● Goal
Each line of the material must be repeated precisely, with the pictures left out.
::::
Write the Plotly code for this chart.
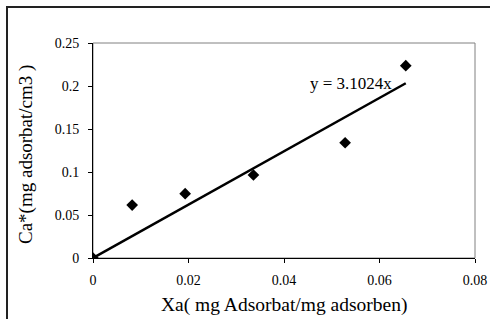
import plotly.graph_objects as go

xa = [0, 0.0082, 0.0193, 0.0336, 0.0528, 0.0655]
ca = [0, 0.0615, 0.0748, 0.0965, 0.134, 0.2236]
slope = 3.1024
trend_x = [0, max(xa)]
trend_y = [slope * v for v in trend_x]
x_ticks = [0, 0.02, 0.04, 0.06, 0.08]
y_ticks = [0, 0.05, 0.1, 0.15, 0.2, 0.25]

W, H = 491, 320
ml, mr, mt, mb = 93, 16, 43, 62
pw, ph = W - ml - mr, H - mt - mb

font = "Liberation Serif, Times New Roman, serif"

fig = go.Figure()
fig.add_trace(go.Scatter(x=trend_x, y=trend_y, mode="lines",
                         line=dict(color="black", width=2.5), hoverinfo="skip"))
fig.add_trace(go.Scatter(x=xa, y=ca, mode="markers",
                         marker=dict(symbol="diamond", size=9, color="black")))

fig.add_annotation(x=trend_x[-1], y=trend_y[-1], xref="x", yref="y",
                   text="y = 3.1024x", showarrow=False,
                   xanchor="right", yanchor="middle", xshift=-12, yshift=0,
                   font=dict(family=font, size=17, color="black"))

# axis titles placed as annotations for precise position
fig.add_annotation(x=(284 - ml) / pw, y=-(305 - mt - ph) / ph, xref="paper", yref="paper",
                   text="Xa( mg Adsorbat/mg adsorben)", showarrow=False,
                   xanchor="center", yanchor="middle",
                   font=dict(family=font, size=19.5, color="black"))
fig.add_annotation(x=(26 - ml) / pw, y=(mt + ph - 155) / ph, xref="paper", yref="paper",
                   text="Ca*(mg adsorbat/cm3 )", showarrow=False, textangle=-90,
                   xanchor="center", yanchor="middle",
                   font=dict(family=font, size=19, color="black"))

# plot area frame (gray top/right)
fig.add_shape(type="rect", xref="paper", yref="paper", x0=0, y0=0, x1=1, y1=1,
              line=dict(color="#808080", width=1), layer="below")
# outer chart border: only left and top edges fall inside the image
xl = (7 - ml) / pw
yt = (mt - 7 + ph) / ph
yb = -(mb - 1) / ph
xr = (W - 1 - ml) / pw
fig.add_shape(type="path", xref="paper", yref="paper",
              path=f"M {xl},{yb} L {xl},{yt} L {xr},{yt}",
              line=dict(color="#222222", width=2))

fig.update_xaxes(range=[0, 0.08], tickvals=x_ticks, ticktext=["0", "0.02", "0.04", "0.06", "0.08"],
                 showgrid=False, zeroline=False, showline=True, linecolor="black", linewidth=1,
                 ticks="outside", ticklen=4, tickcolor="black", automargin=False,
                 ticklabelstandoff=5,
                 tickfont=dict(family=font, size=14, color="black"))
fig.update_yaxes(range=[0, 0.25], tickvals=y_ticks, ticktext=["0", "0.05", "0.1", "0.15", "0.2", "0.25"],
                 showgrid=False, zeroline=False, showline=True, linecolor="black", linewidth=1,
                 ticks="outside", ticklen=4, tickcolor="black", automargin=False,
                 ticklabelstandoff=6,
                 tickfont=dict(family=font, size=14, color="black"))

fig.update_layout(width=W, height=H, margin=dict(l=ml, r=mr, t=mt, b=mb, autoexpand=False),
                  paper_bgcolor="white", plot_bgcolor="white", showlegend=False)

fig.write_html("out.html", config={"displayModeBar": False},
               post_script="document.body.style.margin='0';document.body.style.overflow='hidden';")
::::
● Solution to the problem
Write the Plotly code for this chart.
import plotly.graph_objects as go

xa = [0, 0.0082, 0.0193, 0.0336, 0.0528, 0.0655]
ca = [0, 0.0615, 0.0748, 0.0965, 0.134, 0.2236]
slope = 3.1024
trend_x = [0, max(xa)]
trend_y = [slope * v for v in trend_x]
x_ticks = [0, 0.02, 0.04, 0.06, 0.08]
y_ticks = [0, 0.05, 0.1, 0.15, 0.2, 0.25]

W, H = 491, 320
ml, mr, mt, mb = 93, 16, 43, 62
pw, ph = W - ml - mr, H - mt - mb

font = "Liberation Serif, Times New Roman, serif"

fig = go.Figure()
fig.add_trace(go.Scatter(x=trend_x, y=trend_y, mode="lines",
                         line=dict(color="black", width=2.5), hoverinfo="skip"))
fig.add_trace(go.Scatter(x=xa, y=ca, mode="markers",
                         marker=dict(symbol="diamond", size=9, color="black")))

fig.add_annotation(x=trend_x[-1], y=trend_y[-1], xref="x", yref="y",
                   text="y = 3.1024x", showarrow=False,
                   xanchor="right", yanchor="middle", xshift=-12, yshift=0,
                   font=dict(family=font, size=17, color="black"))

# axis titles placed as annotations for precise position
fig.add_annotation(x=(284 - ml) / pw, y=-(305 - mt - ph) / ph, xref="paper", yref="paper",
                   text="Xa( mg Adsorbat/mg adsorben)", showarrow=False,
                   xanchor="center", yanchor="middle",
                   font=dict(family=font, size=19.5, color="black"))
fig.add_annotation(x=(26 - ml) / pw, y=(mt + ph - 155) / ph, xref="paper", yref="paper",
                   text="Ca*(mg adsorbat/cm3 )", showarrow=False, textangle=-90,
                   xanchor="center", yanchor="middle",
                   font=dict(family=font, size=19, color="black"))

# plot area frame (gray top/right)
fig.add_shape(type="rect", xref="paper", yref="paper", x0=0, y0=0, x1=1, y1=1,
              line=dict(color="#808080", width=1), layer="below")
# outer chart border: only left and top edges fall inside the image
xl = (7 - ml) / pw
yt = (mt - 7 + ph) / ph
yb = -(mb - 1) / ph
xr = (W - 1 - ml) / pw
fig.add_shape(type="path", xref="paper", yref="paper",
              path=f"M {xl},{yb} L {xl},{yt} L {xr},{yt}",
              line=dict(color="#222222", width=2))

fig.update_xaxes(range=[0, 0.08], tickvals=x_ticks, ticktext=["0", "0.02", "0.04", "0.06", "0.08"],
                 showgrid=False, zeroline=False, showline=True, linecolor="black", linewidth=1,
                 ticks="outside", ticklen=4, tickcolor="black", automargin=False,
                 ticklabelstandoff=5,
                 tickfont=dict(family=font, size=14, color="black"))
fig.update_yaxes(range=[0, 0.25], tickvals=y_ticks, ticktext=["0", "0.05", "0.1", "0.15", "0.2", "0.25"],
                 showgrid=False, zeroline=False, showline=True, linecolor="black", linewidth=1,
                 ticks="outside", ticklen=4, tickcolor="black", automargin=False,
                 ticklabelstandoff=6,
                 tickfont=dict(family=font, size=14, color="black"))

fig.update_layout(width=W, height=H, margin=dict(l=ml, r=mr, t=mt, b=mb, autoexpand=False),
                  paper_bgcolor="white", plot_bgcolor="white", showlegend=False)

fig.write_html("out.html", config={"displayModeBar": False},
               post_script="document.body.style.margin='0';document.body.style.overflow='hidden';")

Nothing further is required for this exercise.